Researchers say the laser action in the fiber leads to the generation of a continuous light beam, however, the release of energy in short pulses is more favorable because it produces a great increase of power. These pulses are generated by a saturable absorber that when light intensity is low, the absorber blocks light, when it is high it lets light through. The absorber can also be adjusted so that it only lets through pulses.
“Up to now, graphene sheets, among others, have been used as the saturable absorbers, in a form of a thin layer deposited on the tip of the fiber. But the diameters of optical fibers are in the order of single microns. Even a little energy cramped in such a small cross-section has a significant density per unit area, affecting the lifetime of the materials,” says Jan Szczepanek, a PhD student from the Faculty of Physics of the University of Warsaw. “Therefore, if an attempt was made to increase the power of the femtosecond pulses, the graphene on the tip of the connector was destroyed. Other absorbers, such as carbon nanotubes, may also undergo degradation.”
How It Works
The Warsaw researchers were able to generate a higher energy pulse in the optical fiber by improving saturable absorbers using nonlinear effects that caused a change in the refractive index of glass.

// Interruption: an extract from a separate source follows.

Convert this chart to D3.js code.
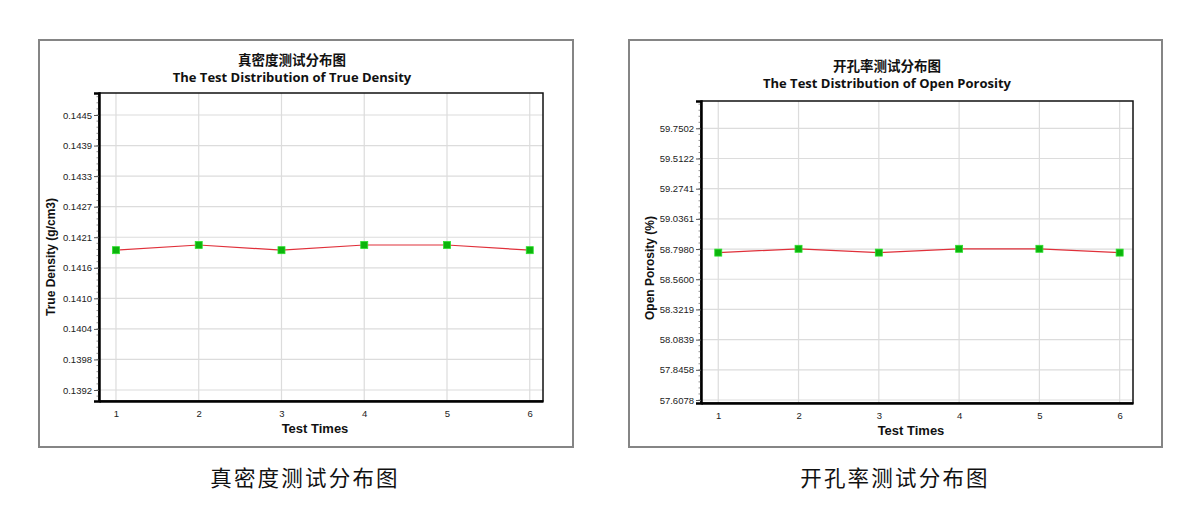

The nonlinear artificial saturable absorber works by dividing linearly polarized light into a beam with low intensity and a beam with high intensity. The medium of the absorber can be chosen for both light beams to travel at slightly different phase velocities. The result is the plane of polarization starts to rotate and at the output of the absorber a polarization filter lets in only waves oscillating perpendicularly to the plane of polarization of the incoming light.
When in continuous mode, the light in the beam is of low intensity, the polarization does not change and the output filter blocks the light. At high enough intensity for pulsing lasers, the rotation of polarization causes the pulse to pass through the polarizer.
In order to get the saturable absorber with polarization rotation to work, researchers cut the optical fiber into segments of an appropriate length and then reconnected them, rotating each successive segment 90 degrees in relation to its predecessor. The more rotated segments there are, the better the quality of the pulses generated in the fiber.
Warsaw researchers created a laser with a saturable absorber that consists of a fiber with a length of about three meters and divided it into three segments and a filtering polarizer. Researchers believe the rotated segments can be increased up to a dozen.
The laser generated by Warsaw University produces energy that is 1,000 times larger than typical for lasers with material absorbers.